I don't think you will ever see another coalition in the GOP with the power that the Reagan coalition had over the past 28 years. The Reagan Democrats saw their own beliefs and political views being ignored by the Democratic Party. They saw the anti-war wing take over the Democratic Party, creating what they may have believed was a malaise within the U.S. military. They saw stagflation erode their own economic future, and blamed the Democrats for ignoring their economic plight for that of the poor, or minority class. They finally saw great social change take place in the U.S. during the 1970s, and grew angry that the Democratic Party would embrace such a change instead of clinging to the standard institutions that the Reagan Democrats believed in. In a sense, the Reagan Democrats felt they have been disenfranchised within the Democratic Party during the 1970s, and thus bolted to Ronald Reagan when they were given the chance.

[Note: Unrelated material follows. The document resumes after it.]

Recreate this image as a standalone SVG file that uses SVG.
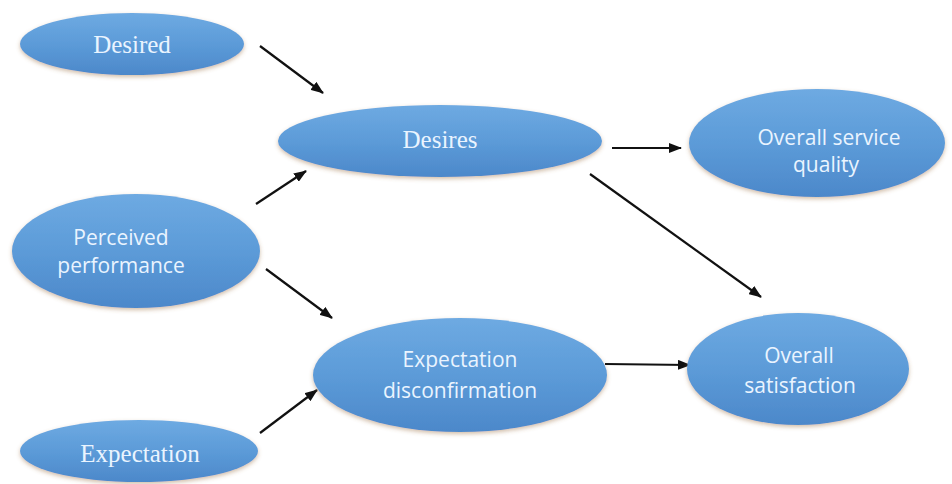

The problem for today is that the issues of the Iraq war, the U.S. debt, the tax cuts and the supply-sided economics philosophy have come from the Republican Party and the legacy of Ronald Reagan. We have a Republican Party that is being fractured into different political groups--the Evangelical Religious Right who have staked their own anger on the social issues of abortion, gay rights, and school prayer. The corporatist and anti-tax groups demand even more tax cuts for the uber-rich. The southern states' Republicans support the GOP due to the anti-immigration and opposition to government programs supporting minorities. And the Reagan Democrats? How long are they going to support a GOP that has brought us into a disastrous war in Iraq, increased the federal debt, and have created economic policies that have widened the gap between the rich and poor, while their own middle-class lifestyle is being squeezed? The Reagan Democrats have only to blame themselves for continuing to vote for the Reagan legacy with their voting George W. Bush into office. At the same time, the Republican Party is to be blamed for instigating their own class war against the middle-class for the uber-rich. They are all reaping the bitter fruit they have sown when they elected Ronald Reagan for president in 1980.